Consider case (i) first. An integral curve of V is Φ(t, x) = t + x because dΦ/dt = 1 and Φ(0, x) = x. What happens to a point x? Its shifted to t + x. What happens to a function ψ(x)?

Abhishek11235

Consider case (i) first. An integral curve of V is Φ(t, x) = t + x because dΦ/dt = 1 and Φ(0, x) = x. What happens to a point x? Its shifted to t + x. What happens to a function ψ(x)?
It becomes $\phi= e^{-(x+t)^2}$. Is this the answer? Can you give procedure to calculate lie derivative like that for case 2?

Last edited:

kent davidge

It becomes $\phi= e^{-(x+t)^2}$. Is this the answer?
yes, and the problem asks you to draw the graph of $f$. You draw the curve as a function of $t$ for a fixed $x$, which is the initial point. (Don't name the function $\phi$ to avoid confusion with the curve, which the problem already calls $\phi$.)
Can you give procedure to calculate lie derivative like that for case 2?
The Lie Derivative is something else. It's when you take the limit $$\lim_{t \longrightarrow 0} \frac{ \phi^*_t f - f}{t}.$$ What you need to do:

1 - Find the integral curves for the given vector field.
2 - Displace the curve by an infinitesimal amount and take the limit as I gave above.
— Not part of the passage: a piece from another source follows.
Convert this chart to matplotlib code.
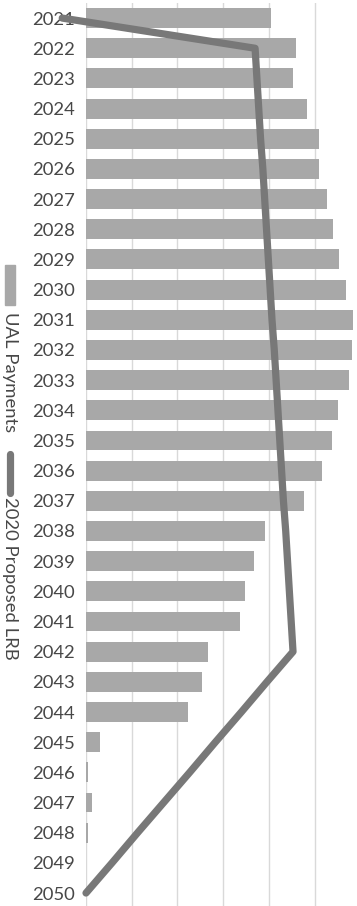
import numpy as np
import matplotlib.pyplot as plt
from matplotlib.patches import Rectangle
from matplotlib.lines import Line2D

# payment schedule by fiscal year (values in $ hundreds of millions, approx.)
years = list(range(2021, 2051))
ual_payments = [4.05, 4.60, 4.53, 4.84, 5.10, 5.10, 5.27, 5.40, 5.54, 5.69,
                5.84, 5.82, 5.75, 5.51, 5.38, 5.16, 4.77, 3.92, 3.68, 3.48,
                3.37, 2.67, 2.54, 2.23, 0.31, 0.04, 0.13, 0.04, 0.0, 0.0]
lrb_payments = [-0.52, 3.70, 3.74, 3.78, 3.82, 3.87, 3.91, 3.95, 3.99, 4.03,
                4.07, 4.12, 4.16, 4.20, 4.24, 4.28, 4.32, 4.37, 4.41, 4.45,
                4.49, 4.53, 3.96, 3.40, 2.83, 2.27, 1.70, 1.13, 0.57, 0.0]
legend_labels = ["UAL Payments", "2020 Proposed LRB"]

bar_color = "#a8a8a8"
line_color = "#787878"
text_color = "#474747"

plt.rcParams['font.family'] = ['Lato', 'DejaVu Sans']

W, H = 357, 906
fig = plt.figure(figsize=(W / 100, H / 100), dpi=100)
ax = fig.add_axes([86 / W, 0, 1 - 86 / W, 1 - 3 / H])

pos = np.arange(len(years))
ax.barh(pos, ual_payments, height=0.66, color=bar_color, zorder=2)
ax.plot(lrb_payments, pos, color=line_color, lw=5.2,
        solid_capstyle='round', solid_joinstyle='round', zorder=3, clip_on=False)

ax.set_xlim(0, (W - 86) / 45.7)
ax.set_ylim(29.43, -0.5)
ax.set_xticks(range(0, 6))
ax.set_xticklabels([])
ax.tick_params(axis='x', length=0)
ax.set_yticks(pos)
ax.set_yticklabels([str(y) for y in years], fontsize=13.3, color=text_color)
ax.tick_params(axis='y', length=0, pad=8)
ax.grid(axis='x', color='#d9d9d9', lw=1.0, zorder=0)
for s in ax.spines.values():
    s.set_visible(False)

# rotated legend down the left edge
fig.patches.append(Rectangle((5 / W, 1 - 305 / H), 10 / W, 40 / H,
                             transform=fig.transFigure, color=bar_color))
fig.text(10 / W, 1 - 312 / H, legend_labels[0], rotation=-90, ha='center',
         va='top', fontsize=13.3, color=text_color)
fig.lines.append(Line2D([10 / W, 10 / W], [1 - 454 / H, 1 - 493 / H],
                        transform=fig.transFigure, color=line_color, lw=5.2,
                        solid_capstyle='round'))
fig.text(10 / W, 1 - 497 / H, legend_labels[1], rotation=-90, ha='center',
         va='top', fontsize=13.3, color=text_color)

fig.savefig("out.png", dpi=100)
For case (i) this is $\phi(\epsilon, x) \equiv x' = x + \epsilon V$, but $V = 1$, then $x' = x + \epsilon$. So $f(x') \approx f(x) + \epsilon df/dx$ and $\mathcal L_V f = df / dx$. In our case, $f (x) = \exp (-x^2)$. So $\mathcal L_V \exp (-x^2) = -2x \exp (-x^2)$.

Can you try yourself case (ii)?

• Abhishek11235

"Graphing Lie Derivative"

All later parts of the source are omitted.